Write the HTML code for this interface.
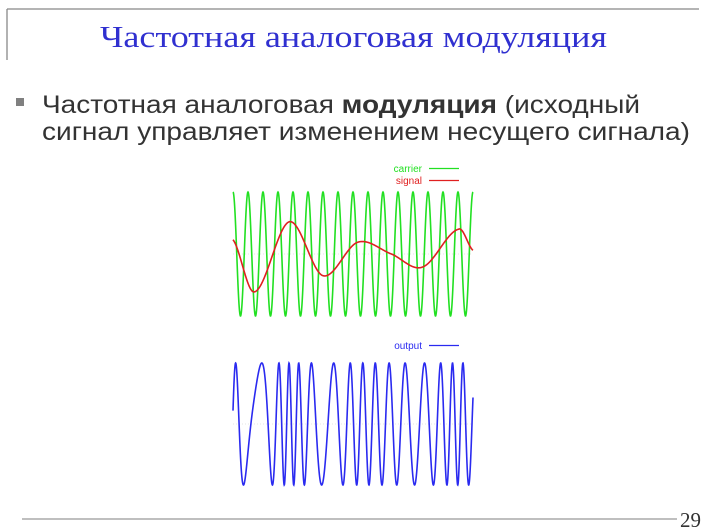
<!DOCTYPE html>
<html><head><meta charset="utf-8"><style>
html,body{margin:0;padding:0;background:#fff;width:711px;height:530px;overflow:hidden}
svg{display:block}
</style></head><body>
<svg id="root" width="711" height="530" viewBox="0 0 711 530" xmlns="http://www.w3.org/2000/svg">
<rect width="711" height="530" fill="#fff"/>
<g stroke="#888" stroke-width="1.3" fill="none">
<line x1="7" y1="9" x2="699" y2="9"/><line x1="7" y1="9" x2="7" y2="60"/>
</g>
<text x="100" y="47" textLength="507" lengthAdjust="spacingAndGlyphs" font-family="Liberation Serif, serif" font-size="31" fill="#3030d0">Частотная аналоговая модуляция</text>
<rect x="16" y="98" width="8" height="8" fill="#808080"/>
<text x="42" y="113" textLength="598" lengthAdjust="spacingAndGlyphs" font-family="Liberation Sans, sans-serif" font-size="25" fill="#333">Частотная аналоговая <tspan font-weight="bold">модуляция</tspan> (исходный</text>
<text x="42" y="140" textLength="648" lengthAdjust="spacingAndGlyphs" font-family="Liberation Sans, sans-serif" font-size="25" fill="#333">сигнал управляет изменением несущего сигнала)</text>
<g id="charts"></g>
<line x1="22" y1="519" x2="677" y2="519" stroke="#999" stroke-width="1.3"/>
<text x="680" y="527" font-family="Liberation Serif, serif" font-size="21" fill="#333">29</text>
</svg>
<script>
// data
const carrierCycles = 16;
const signalPos = [0, 0.09, 0.235, 0.375, 0.52, 0.66, 0.79, 0.94, 1.0];
const signalVal = [0.23, -0.61, 0.52, -0.35, 0.19, 0.0, -0.21, 0.40, 0.06];
const freqDeviation = 1.15;
const outputPhase0 = -1.35;

const NS = 'http://www.w3.org/2000/svg';
const g = document.getElementById('charts');
const X0 = 233, X1 = 473;
const xs = t => X0 + t * (X1 - X0);
const yTop = v => 254 - v * 62;
const yBot = v => 424 - v * 61;

function sig(t) {
  t = Math.max(0, Math.min(1, t));
  let i = 0;
  while (i < signalPos.length - 2 && t > signalPos[i + 1]) i++;
  const p0 = signalVal[Math.max(i - 1, 0)], p1 = signalVal[i], p2 = signalVal[i + 1], p3 = signalVal[Math.min(i + 2, signalVal.length - 1)];
  const u = (t - signalPos[i]) / (signalPos[i + 1] - signalPos[i]);
  return 0.5 * ((2 * p1) + (-p0 + p2) * u + (2 * p0 - 5 * p1 + 4 * p2 - p3) * u * u + (-p0 + 3 * p1 - 3 * p2 + p3) * u * u * u);
}
function mk(tag, attrs) { const e = document.createElementNS(NS, tag); for (const k in attrs) e.setAttribute(k, attrs[k]); g.appendChild(e); return e; }

let z1 = mk('line', {x1: X0, x2: X1, y1: 254, y2: 254, stroke: '#ccc', 'stroke-width': 0.6, 'stroke-dasharray': '1,2'});


let z2 = mk('line', {x1: X0, x2: X1, y1: 424, y2: 424, stroke: '#ccc', 'stroke-width': 0.6, 'stroke-dasharray': '1,2'});



const N = 1200;
let dc = '', ds = '', dout = '', phase = outputPhase0;
for (let k = 0; k <= N; k++) {
  const t = k / N;
  const x = xs(t).toFixed(2);
  dc += (k ? 'L' : 'M') + x + ',' + yTop(Math.cos(2 * Math.PI * carrierCycles * t)).toFixed(2);
  ds += (k ? 'L' : 'M') + x + ',' + yTop(sig(t)).toFixed(2);
  if (k) phase += 2 * Math.PI * carrierCycles * Math.max(0.3, 1 + freqDeviation * sig(t)) / N;
  dout += (k ? 'L' : 'M') + x + ',' + yBot(Math.cos(phase)).toFixed(2);
}
let c = mk('path', {d: dc, fill: 'none', stroke: '#22e022', 'stroke-width': 1.6});


let s = mk('path', {d: ds, fill: 'none', stroke: '#e02020', 'stroke-width': 1.6});


let o = mk('path', {d: dout, fill: 'none', stroke: '#2a2af0', 'stroke-width': 1.6});



function legend(label, color, y, name) {
  const t = mk('text', {x: 422, y: y, 'text-anchor': 'end', 'font-family': 'Liberation Sans, sans-serif', 'font-size': 10, fill: color});
  t.textContent = label;
  
  
  const l = mk('line', {x1: 429, x2: 459, y1: y - 3.5, y2: y - 3.5, stroke: color, 'stroke-width': 1.3});
  
  
}
legend('carrier', '#22e022', 172, 'carrier');
legend('signal', '#e02020', 184, 'signal');
legend('output', '#2a2af0', 349, 'output');
</script>
</body></html>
_ _ _
> _Short problem_
Look at the listing and set down only the lines from its start through the line with "const yBot = v => 424 - v * 61;", word for word and without pictures.

> _Expected output_
Write the HTML code for this interface.
<!DOCTYPE html>
<html><head><meta charset="utf-8"><style>
html,body{margin:0;padding:0;background:#fff;width:711px;height:530px;overflow:hidden}
svg{display:block}
</style></head><body>
<svg id="root" width="711" height="530" viewBox="0 0 711 530" xmlns="http://www.w3.org/2000/svg">
<rect width="711" height="530" fill="#fff"/>
<g stroke="#888" stroke-width="1.3" fill="none">
<line x1="7" y1="9" x2="699" y2="9"/><line x1="7" y1="9" x2="7" y2="60"/>
</g>
<text x="100" y="47" textLength="507" lengthAdjust="spacingAndGlyphs" font-family="Liberation Serif, serif" font-size="31" fill="#3030d0">Частотная аналоговая модуляция</text>
<rect x="16" y="98" width="8" height="8" fill="#808080"/>
<text x="42" y="113" textLength="598" lengthAdjust="spacingAndGlyphs" font-family="Liberation Sans, sans-serif" font-size="25" fill="#333">Частотная аналоговая <tspan font-weight="bold">модуляция</tspan> (исходный</text>
<text x="42" y="140" textLength="648" lengthAdjust="spacingAndGlyphs" font-family="Liberation Sans, sans-serif" font-size="25" fill="#333">сигнал управляет изменением несущего сигнала)</text>
<g id="charts"></g>
<line x1="22" y1="519" x2="677" y2="519" stroke="#999" stroke-width="1.3"/>
<text x="680" y="527" font-family="Liberation Serif, serif" font-size="21" fill="#333">29</text>
</svg>
<script>
// data
const carrierCycles = 16;
const signalPos = [0, 0.09, 0.235, 0.375, 0.52, 0.66, 0.79, 0.94, 1.0];
const signalVal = [0.23, -0.61, 0.52, -0.35, 0.19, 0.0, -0.21, 0.40, 0.06];
const freqDeviation = 1.15;
const outputPhase0 = -1.35;

const NS = 'http://www.w3.org/2000/svg';
const g = document.getElementById('charts');
const X0 = 233, X1 = 473;
const xs = t => X0 + t * (X1 - X0);
const yTop = v => 254 - v * 62;
const yBot = v => 424 - v * 61;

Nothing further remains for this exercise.